Evans faced a minor blip at the start of his campaign when BuzzFeed came across a biography page that contained chunks of a template from a fictional US senator which the candidate says he thought was being developed on his website beyond public view.

“I assume it took someone with some serious IT skills who managed to reach in behind the public website,” he says. “We live and learn. We move on.”

Williams says Evans is “no dud” but is nevertheless a “Johnny come lately” to the campaign after Gambaro’s 11th-hour departure, with a “particularly well-suited” candidate in O’Neill giving Labor an advantage.

“The cynic might wonder about the other side preselecting a certain candidate in response to what the other side have done, as part of a zero-sum game of politics,” Williams says. “I’m not saying they did but the cynic might think that.”

The loss of the incumbent Gambaro echoes the Brisbane city council election in March, when the Greens snagged their first local government representative in Queensland off the back of a retiring popular Labor member.
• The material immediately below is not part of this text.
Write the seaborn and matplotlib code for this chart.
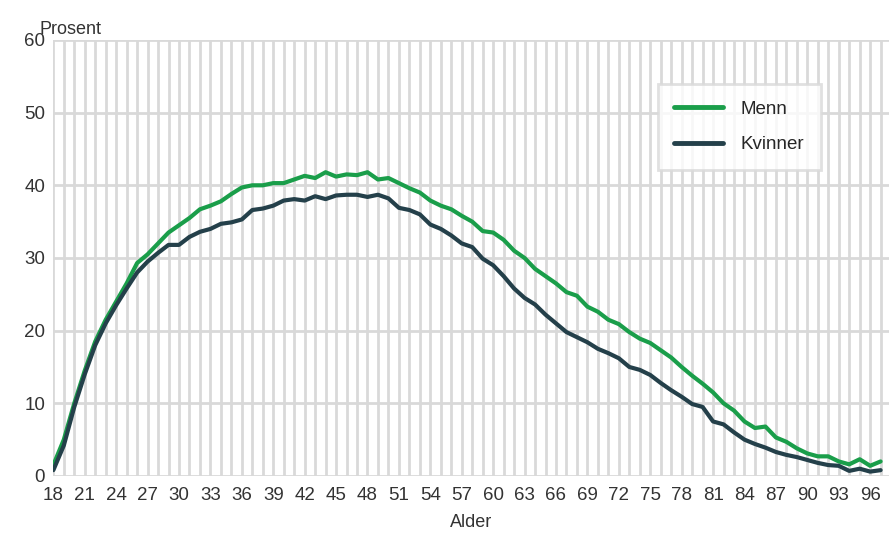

The development gave Labor strategists serious pause for thought.

Williams says the Greens’ prospects in Brisbane, while not quite as strong as in Melbourne or Sydney, are now “in the ballpark, they’re at least in the neighbourhood”.
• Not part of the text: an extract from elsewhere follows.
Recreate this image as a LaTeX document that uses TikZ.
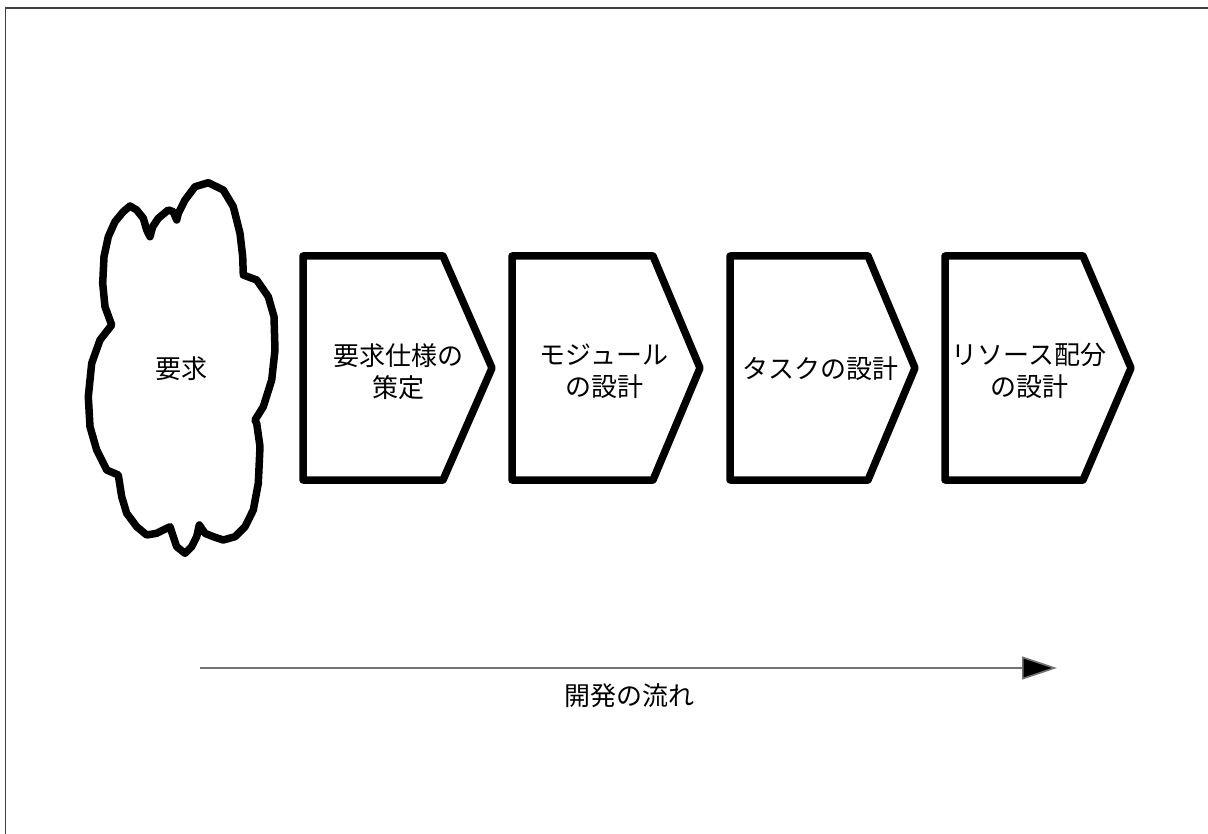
\documentclass[tikz,border=0pt]{standalone}
\usepackage{fontspec}
\newfontfamily\cjk{Noto Sans CJK JP}
\usetikzlibrary{arrows.meta}
\tikzset{
  stage/.style={draw=black, line width=7.5pt, line join=round, fill=white},
  cloudline/.style={draw=black, line width=7.5pt, line join=round, fill=white},
  lbl/.style={font=\cjk\fontsize{26}{32}\selectfont, align=center, inner sep=0pt},
  flow/.style={draw=black!55, line width=1.6pt, -{Triangle[length=35pt,width=23pt,fill=black]}},
  frame/.style={draw=black!75, line width=1.5pt}
}
\begin{document}
\begin{tikzpicture}[x=1pt,y=-1pt]
\useasboundingbox (0,0) rectangle (1208,834);
\fill[white] (0,0) rectangle (1208,834);
% frame
\coordinate (fa) at (5.5,834);
\coordinate (fb) at (5.5,8);
\coordinate (fc) at (1208,8);
\draw[frame] (fa) -- (fb) -- (fc);
% cloud
\draw[cloudline] (130,206) -- (123.3,211.7) -- (115,221.7) -- (108.3,236.7) -- (104,256.7) -- (102.7,283.3) -- (105,306.7) -- (111.7,325)
 -- (100,340) -- (91.7,363.3) -- (88.3,396.7) -- (90,426.7) -- (96.7,450) -- (106.7,470) -- (118.3,475)
 -- (121.7,496.7) -- (126.7,513.3) -- (136.7,526.7) -- (146.7,535) -- (156.7,533.3) -- (170,526.7)
 -- (173.3,536.7) -- (176.7,546.7) -- (185,553.3) -- (191.7,546.7) -- (196.7,536.7) -- (199.3,525)
 -- (205,533.3) -- (213.3,536.7) -- (223.3,540) -- (235,536.7) -- (245,526.7) -- (253.3,510) -- (258.3,483.3)
 -- (260,446.7) -- (256.7,423.3) -- (255,420) -- (263.3,406.7) -- (271.7,380) -- (275,350) -- (274,316.7)
 -- (268.3,296.7) -- (256.7,280) -- (243.3,275) -- (242.7,256.7) -- (240,233.3) -- (233.3,206.7) -- (223.3,190)
 -- (208.3,182.7) -- (195,186.7) -- (185,200) -- (178.3,213.3) -- (176.7,220) -- (173.3,211.7) -- (168.3,210)
 -- (158.3,218.3) -- (152.7,226.7) -- (150,236.7) -- (146.7,230) -- (143.3,218.3) -- (136.7,210) -- cycle;
\node[lbl] (req) at (181,369) {要求};
% stages
\draw[stage] (303,256) -- (443,256) -- (492,368) -- (443,480) -- (303,480) -- cycle;
\draw[stage] (512,256) -- (653,256) -- (700,368) -- (653,480) -- (512,480) -- cycle;
\draw[stage] (730,256) -- (868,256) -- (915,368) -- (868,480) -- (730,480) -- cycle;
\draw[stage] (945,256) -- (1083,256) -- (1131,368) -- (1083,480) -- (945,480) -- cycle;
\node[lbl] (s1) at (398,372) {要求仕様の\\策定};
\node[lbl] (s2) at (604,371) {モジュール\\の設計};
\node[lbl] (s3) at (820,369) {タスクの設計};
\node[lbl] (s4) at (1029,371) {リソース配分\\の設計};
% flow arrow
\coordinate (fs) at (200,668);
\coordinate (fe) at (1057,668);
\draw[flow] (fs) -- (fe);
\node[lbl] (flowlbl) at (629,696) {開発の流れ};
\end{tikzpicture}
\end{document}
He calls Brisbane a “must win” seat for Labor. “Labor has a head start with O’Neill, an appealing candidate. He’d be leading by a pretty big margin, I would’ve thought, because he’s been in the field a lot longer.

“That makes the task for the Greens that much harder because he will be a tough candidate to beat. They’ve picked him well. The LNP haven’t picked a dud either but the Labor candidate is particularly well-suited.

“But the Greens, if they double their vote and Labor falls a couple points behind, will win on Labor preferences. It’s still unlikely at this stage but it’s never been more possible.”

That’s partly due to the changing demography of the inner city, the “fairly lacklustre appeal of both major parties this time around”, and the lack of “gripping, polarising election issues” that galvanise voters to back the traditional parties.

Lovejoy is taking heart at this. “For a long time, people thought, ‘Yes, we agree with Greens policies but what’s the point?’

“Well, now there’s a point, now they can feel they can actually get their voice heard in parliament and they are signing up to get involved because they know there could be a very real prospect here of having a Greens voice in the lower house.”